2.1.2 行為人犯罪沒有得逞,或犯罪未至既遂
所謂犯罪沒有得逞,或犯罪未至既遂,是指行為人已經著手實施犯罪之后,因為其他原因而沒有完成犯罪既遂所要求的符合犯罪構成要件的行為,即沒有最終完成犯罪。 臺灣刑法學上將此種情況稱之為“欠缺構成要件之完全實現。 ”臺灣學者認為,“不遂”謂犯罪行為并未發生預期之結果。大陸刑法學者對犯罪未得逞有不同理解:其一,是指沒有發生法律所規定的犯罪結果;其二,是指犯罪行為沒有具備刑法分則規定的某一犯罪構成的要件,換言之,犯罪行為沒有齊備具體犯罪構成的全部要件;其三,是指沒有達到犯罪人主觀上的犯罪目的,即通過實施犯罪行為追求的結果沒有發生。 上述見解各有其理,但第二種觀點更有說服力一些,因而贊成者更多一些。
2.1.3 犯罪沒有得逞是由于行為人意志以外的原因
行為人意志以外的原因,是指犯罪人犯罪沒有完成系因為自己意志以外的原因介入而使犯罪人無法完成犯罪。如果犯罪人在著手犯罪之后自己主動放棄犯罪,則是犯罪中止,而不是犯罪未遂。這是大陸刑法學上的一般見解。
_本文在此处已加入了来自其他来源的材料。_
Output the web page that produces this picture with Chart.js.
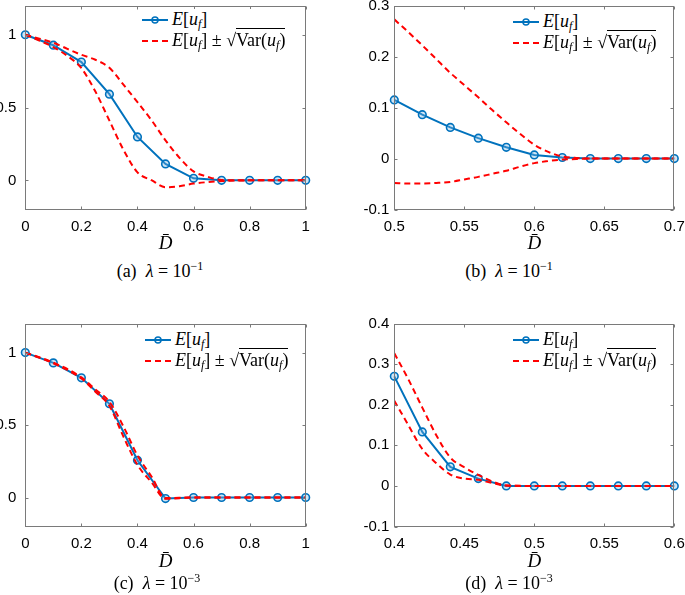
<!DOCTYPE html>
<html>
<head>
<meta charset="utf-8">
<script src="https://cdn.jsdelivr.net/npm/chart.js@4.4.1/dist/chart.umd.min.js"></script>
<style>
  html, body { margin:0; padding:0; background:#fff; }
  body { width:685px; height:595px; position:relative; overflow:hidden; }
  canvas { position:absolute; }
  .leg { position:absolute; font-family:'Liberation Serif','Times New Roman',serif; font-size:18px; color:#000; background:#fff; }
  .row { display:flex; align-items:center; height:21px; white-space:nowrap; }
  .row svg { margin-right:4px; }
  .leg sub { font-size:12px; vertical-align:-3px; line-height:0; }
  .rad { border-top:1.2px solid #000; padding-top:1px; }
  .cap { position:absolute; transform:translate(-50%,-50%); font-family:'Liberation Serif','Times New Roman',serif; font-size:18px; white-space:nowrap; color:#000; }
  .cap sup { font-size:12px; vertical-align:7px; line-height:0; }
</style>
</head>
<body>
<canvas id="ca" width="335" height="255" style="left:0px;top:0px"></canvas>
<canvas id="cb" width="345" height="255" style="left:340px;top:0px"></canvas>
<canvas id="cc" width="335" height="255" style="left:0px;top:318px"></canvas>
<canvas id="cd" width="345" height="255" style="left:340px;top:318px"></canvas>

<div class="leg" style="left:142px;top:9px">
  <div class="row"><svg width="26" height="12"><line x1="0" y1="6" x2="26" y2="6" stroke="#0072BD" stroke-width="2"/><circle cx="13" cy="6" r="3" fill="none" stroke="#0072BD" stroke-width="1.5"/></svg><span><i>E</i>[<i>u</i><sub><i>f</i></sub>]</span></div>
  <div class="row"><svg width="26" height="12"><line x1="0" y1="6" x2="26" y2="6" stroke="#FF0000" stroke-width="2" stroke-dasharray="6,4"/></svg><span><i>E</i>[<i>u</i><sub><i>f</i></sub>] ± √<span class="rad">Var(<i>u</i><sub><i>f</i></sub>)</span></span></div>
</div>
<div class="leg" style="left:513px;top:11px">
  <div class="row"><svg width="26" height="12"><line x1="0" y1="6" x2="26" y2="6" stroke="#0072BD" stroke-width="2"/><circle cx="13" cy="6" r="3" fill="none" stroke="#0072BD" stroke-width="1.5"/></svg><span><i>E</i>[<i>u</i><sub><i>f</i></sub>]</span></div>
  <div class="row"><svg width="26" height="12"><line x1="0" y1="6" x2="26" y2="6" stroke="#FF0000" stroke-width="2" stroke-dasharray="6,4"/></svg><span><i>E</i>[<i>u</i><sub><i>f</i></sub>] ± √<span class="rad">Var(<i>u</i><sub><i>f</i></sub>)</span></span></div>
</div>
<div class="leg" style="left:145px;top:329px">
  <div class="row"><svg width="26" height="12"><line x1="0" y1="6" x2="26" y2="6" stroke="#0072BD" stroke-width="2"/><circle cx="13" cy="6" r="3" fill="none" stroke="#0072BD" stroke-width="1.5"/></svg><span><i>E</i>[<i>u</i><sub><i>f</i></sub>]</span></div>
  <div class="row"><svg width="26" height="12"><line x1="0" y1="6" x2="26" y2="6" stroke="#FF0000" stroke-width="2" stroke-dasharray="6,4"/></svg><span><i>E</i>[<i>u</i><sub><i>f</i></sub>] ± √<span class="rad">Var(<i>u</i><sub><i>f</i></sub>)</span></span></div>
</div>
<div class="leg" style="left:513px;top:329px">
  <div class="row"><svg width="26" height="12"><line x1="0" y1="6" x2="26" y2="6" stroke="#0072BD" stroke-width="2"/><circle cx="13" cy="6" r="3" fill="none" stroke="#0072BD" stroke-width="1.5"/></svg><span><i>E</i>[<i>u</i><sub><i>f</i></sub>]</span></div>
  <div class="row"><svg width="26" height="12"><line x1="0" y1="6" x2="26" y2="6" stroke="#FF0000" stroke-width="2" stroke-dasharray="6,4"/></svg><span><i>E</i>[<i>u</i><sub><i>f</i></sub>] ± √<span class="rad">Var(<i>u</i><sub><i>f</i></sub>)</span></span></div>
</div>

<div class="cap" style="left:160px;top:271px">(a)&nbsp; <i>λ</i> = 10<sup>−1</sup></div>
<div class="cap" style="left:509px;top:271px">(b)&nbsp; <i>λ</i> = 10<sup>−1</sup></div>
<div class="cap" style="left:157px;top:583px">(c)&nbsp; <i>λ</i> = 10<sup>−3</sup></div>
<div class="cap" style="left:509px;top:583px">(d)&nbsp; <i>λ</i> = 10<sup>−3</sup></div>

<script>
// ---------- Panel (a): lambda = 1e-1, full range ----------
const aX      = [0, 0.1, 0.2, 0.3, 0.4, 0.5, 0.6, 0.7, 0.8, 0.9, 1.0];
const aMean   = [1.0, 0.928, 0.812, 0.592, 0.298, 0.113, 0.014, 0, 0, 0, 0];
const aBandX  = [0, 0.05, 0.1, 0.15, 0.2, 0.25, 0.3, 0.35, 0.4, 0.45, 0.5, 0.55, 0.6, 0.65, 0.7, 0.8, 0.9, 1.0];
const aUpper  = [1.0, 0.973, 0.945, 0.903, 0.862, 0.828, 0.773, 0.657, 0.537, 0.413, 0.275, 0.155, 0.062, 0.025, 0.003, 0, 0, 0];
const aLower  = [1.0, 0.960, 0.915, 0.855, 0.770, 0.610, 0.410, 0.210, 0.055, 0.001, -0.047, -0.040, -0.022, -0.012, -0.005, 0, 0, 0];
const aXTicks = [0, 0.2, 0.4, 0.6, 0.8, 1];
const aYTicks = [0, 0.5, 1];

// ---------- Panel (b): lambda = 1e-1, zoom ----------
const bX      = [0.5, 0.52, 0.54, 0.56, 0.58, 0.6, 0.62, 0.64, 0.66, 0.68, 0.7];
const bMean   = [0.115, 0.086, 0.061, 0.040, 0.022, 0.007, 0.002, 0, 0, 0, 0];
const bBandX  = [0.5, 0.51, 0.52, 0.53, 0.54, 0.55, 0.56, 0.57, 0.58, 0.59, 0.6, 0.61, 0.62, 0.63, 0.64, 0.7];
const bUpper  = [0.273, 0.248, 0.222, 0.195, 0.168, 0.144, 0.120, 0.095, 0.071, 0.048, 0.027, 0.013, 0.004, 0.001, 0, 0];
const bLower  = [-0.048, -0.049, -0.049, -0.048, -0.046, -0.041, -0.036, -0.030, -0.024, -0.016, -0.009, -0.005, -0.002, -0.001, 0, 0];
const bXTicks = [0.5, 0.55, 0.6, 0.65, 0.7];
const bYTicks = [-0.1, 0, 0.1, 0.2, 0.3];

// ---------- Panel (c): lambda = 1e-3, full range ----------
const cX      = [0, 0.1, 0.2, 0.3, 0.4, 0.5, 0.6, 0.7, 0.8, 0.9, 1.0];
const cMean   = [1.0, 0.929, 0.826, 0.647, 0.257, -0.007, 0, 0, 0, 0, 0];
const cBandX  = [0, 0.1, 0.2, 0.25, 0.3, 0.35, 0.4, 0.45, 0.5, 0.6, 0.7, 0.8, 0.9, 1.0];
const cUpper  = [1.0, 0.931, 0.829, 0.745, 0.660, 0.490, 0.290, 0.145, -0.004, 0, 0, 0, 0, 0];
const cLower  = [1.0, 0.926, 0.821, 0.730, 0.632, 0.420, 0.225, 0.105, -0.009, 0, 0, 0, 0, 0];
const cXTicks = [0, 0.2, 0.4, 0.6, 0.8, 1];
const cYTicks = [0, 0.5, 1];

// ---------- Panel (d): lambda = 1e-3, zoom ----------
const dX      = [0.4, 0.42, 0.44, 0.46, 0.48, 0.5, 0.52, 0.54, 0.56, 0.58, 0.6];
const dMean   = [0.270, 0.133, 0.047, 0.018, 0, 0, 0, 0, 0, 0, 0];
const dBandX  = [0.4, 0.41, 0.42, 0.43, 0.44, 0.45, 0.46, 0.47, 0.48, 0.5, 0.52, 0.54, 0.56, 0.58, 0.6];
const dUpper  = [0.327, 0.263, 0.193, 0.125, 0.070, 0.046, 0.027, 0.011, 0.001, 0, 0, 0, 0, 0, 0];
const dLower  = [0.210, 0.150, 0.091, 0.056, 0.028, 0.018, 0.015, 0.007, 0.001, 0, 0, 0, 0, 0, 0];
const dXTicks = [0.4, 0.45, 0.5, 0.55, 0.6];
const dYTicks = [-0.1, 0, 0.1, 0.2, 0.3, 0.4];

const BLUE = '#0072BD';
const RED = '#FF0000';
const TICK_FONT = { family: "'Liberation Sans', Arial, Helvetica, sans-serif", size: 15 };
const AXIS_COLOR = '#7a7a7a';

function fmt(v) { return String(Math.round(v * 1000) / 1000); }
function pts(xs, ys) { return xs.map((x, i) => ({ x: x, y: ys[i] })); }

const boxPlugin = {
  id: 'matlabBox',
  afterDraw(chart) {
    const { ctx, chartArea: a, scales } = chart;
    ctx.save();
    ctx.strokeStyle = AXIS_COLOR;
    ctx.lineWidth = 1;
    const L = Math.round(a.left) + 0.5, R = Math.round(a.right) - 0.5;
    const T = Math.round(a.top) + 0.5, B = Math.round(a.bottom) - 0.5;
    ctx.strokeRect(L, T, R - L, B - T);
    const len = 3;
    ctx.beginPath();
    scales.x.ticks.forEach(t => {
      const px = Math.round(scales.x.getPixelForValue(t.value)) + 0.5;
      ctx.moveTo(px, B); ctx.lineTo(px, B - len);
      ctx.moveTo(px, T); ctx.lineTo(px, T + len);
    });
    scales.y.ticks.forEach(t => {
      const py = Math.round(scales.y.getPixelForValue(t.value)) + 0.5;
      ctx.moveTo(L, py); ctx.lineTo(L + len, py);
      ctx.moveTo(R, py); ctx.lineTo(R - len, py);
    });
    ctx.stroke();
    ctx.restore();
  }
};

function makeChart(id, cfg) {
  const canvas = document.getElementById(id);
  return new Chart(canvas, {
    type: 'line',
    data: {
      datasets: [
        {
          label: 'E[u_f] + sd',
          data: pts(cfg.bandX, cfg.upper),
          borderColor: RED, borderWidth: 2, borderDash: [6, 4],
          pointRadius: 0, fill: false, cubicInterpolationMode: 'monotone', order: 0
        },
        {
          label: 'E[u_f] - sd',
          data: pts(cfg.bandX, cfg.lower),
          borderColor: RED, borderWidth: 2, borderDash: [6, 4],
          pointRadius: 0, fill: false, cubicInterpolationMode: 'monotone', order: 0
        },
        {
          label: 'E[u_f]',
          data: pts(cfg.x, cfg.mean),
          borderColor: BLUE, borderWidth: 2,
          pointRadius: 3.8, pointBorderWidth: 1.6, pointBorderColor: BLUE,
          pointBackgroundColor: 'rgba(120,180,225,0.35)', pointStyle: 'circle',
          tension: 0, fill: false, clip: false, order: 1
        }
      ]
    },
    options: {
      responsive: false,
      animation: false,
      devicePixelRatio: 1,
      layout: { padding: { top: cfg.padTop, right: cfg.padRight, bottom: 0, left: 0 } },
      plugins: { legend: { display: false }, tooltip: { enabled: false }, title: { display: false } },
      scales: {
        x: {
          type: 'linear', position: 'bottom',
          min: cfg.xMin, max: cfg.xMax,
          afterBuildTicks(s) { s.ticks = cfg.xTicks.map(v => ({ value: v })); },
          afterFit(s) { s.height = cfg.xAxisH; s.paddingLeft = 0; s.paddingRight = 0; },
          grid: { display: false, drawTicks: false },
          border: { display: false },
          ticks: { callback: v => fmt(v), font: TICK_FONT, color: '#000', padding: 8.5, maxRotation: 0, autoSkip: false },
          title: {
            display: true, text: 'D\u0304', color: '#000',
            font: { family: "'Liberation Serif', 'Times New Roman', serif", style: 'italic', size: 19 },
            padding: { top: 0, bottom: 0 }
          }
        },
        y: {
          type: 'linear', position: 'left',
          min: cfg.yMin, max: cfg.yMax,
          afterBuildTicks(s) { s.ticks = cfg.yTicks.map(v => ({ value: v })); },
          afterFit(s) { s.width = cfg.yAxisW; s.paddingTop = 0; s.paddingBottom = 0; },
          grid: { display: false, drawTicks: false },
          border: { display: false },
          ticks: { callback: v => fmt(v), font: TICK_FONT, color: '#000', padding: cfg.yPad, autoSkip: false }
        }
      }
    },
    plugins: [boxPlugin]
  });
}

makeChart('ca', { x: aX, mean: aMean, bandX: aBandX, upper: aUpper, lower: aLower,
  xTicks: aXTicks, yTicks: aYTicks, xMin: 0, xMax: 1, yMin: -0.2, yMax: 1.2,
  padTop: 5, padRight: 29.3, yAxisW: 25.3, xAxisH: 45.5, yPad: 9 });
makeChart('cb', { x: bX, mean: bMean, bandX: bBandX, upper: bUpper, lower: bLower,
  xTicks: bXTicks, yTicks: bYTicks, xMin: 0.5, xMax: 0.7, yMin: -0.1, yMax: 0.3,
  padTop: 5, padRight: 10.7, yAxisW: 54.3, xAxisH: 45.5, yPad: 5 });
makeChart('cc', { x: cX, mean: cMean, bandX: cBandX, upper: cUpper, lower: cLower,
  xTicks: cXTicks, yTicks: cYTicks, xMin: 0, xMax: 1, yMin: -0.2, yMax: 1.2,
  padTop: 5, padRight: 29.3, yAxisW: 25.3, xAxisH: 46.5, yPad: 9 });
makeChart('cd', { x: dX, mean: dMean, bandX: dBandX, upper: dUpper, lower: dLower,
  xTicks: dXTicks, yTicks: dYTicks, xMin: 0.4, xMax: 0.6, yMin: -0.1, yMax: 0.4,
  padTop: 5, padRight: 10.7, yAxisW: 54.3, xAxisH: 46.5, yPad: 5 });
</script>
</body>
</html>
在此一問題上,臺灣、澳門與大陸刑法學上的認識則有所不同。例如,臺灣學者楊大器指出:著手于犯罪行為之實行而不遂之原因,有由于意外之障礙者,有由于行為人已意中止者,有由于行為不可能發生預期之結果者。就障礙未遂之態樣而言,又可分為“外界障礙”與“心界障礙”。 前者是指,行為人已著手于犯罪之實行,因外界之阻力,致未能發生預期之結果;后者是指,行為人已著手于犯罪之實行,因外界之因素,影響其心理,致未發生預期之結果。 如入室行竊之際,聞得門響,疑為屋主歸來,恐慌逃逸。顯然,按照臺、澳刑法理論,未遂包括障礙未遂與中止未遂。大陸刑法中的犯罪未遂,相當于臺、澳刑法中的障礙未遂。 就臺、澳刑法中的障礙未遂而言,其未遂之原因,也是指“因外界之阻力”或“因外界之因素影響”而致犯罪行為未發生預期之結果。
以上三點,是從客觀的層面對犯罪未遂的特征所作的描述。 如果從主觀的層面來看,犯罪未遂的成立,還要求行為人主觀上具有“行為之決意”,即犯罪的故意。盡管刑法理論上有學者主張過失犯也有成立未遂犯的余地,例如,日本學者認為:“既然過失犯中也有實行行為與犯罪結果之分, 就可能存在只有過失的實行行為而無犯罪結果的情況,故理論上可以承認過失的未遂犯”,但從日本刑法以及臺、澳、大陸刑法實踐來看,都只承認故意犯罪才能成立未遂犯。因此,從司法實務角度來看,查清行為人是否具有“行為之決意”至關重要。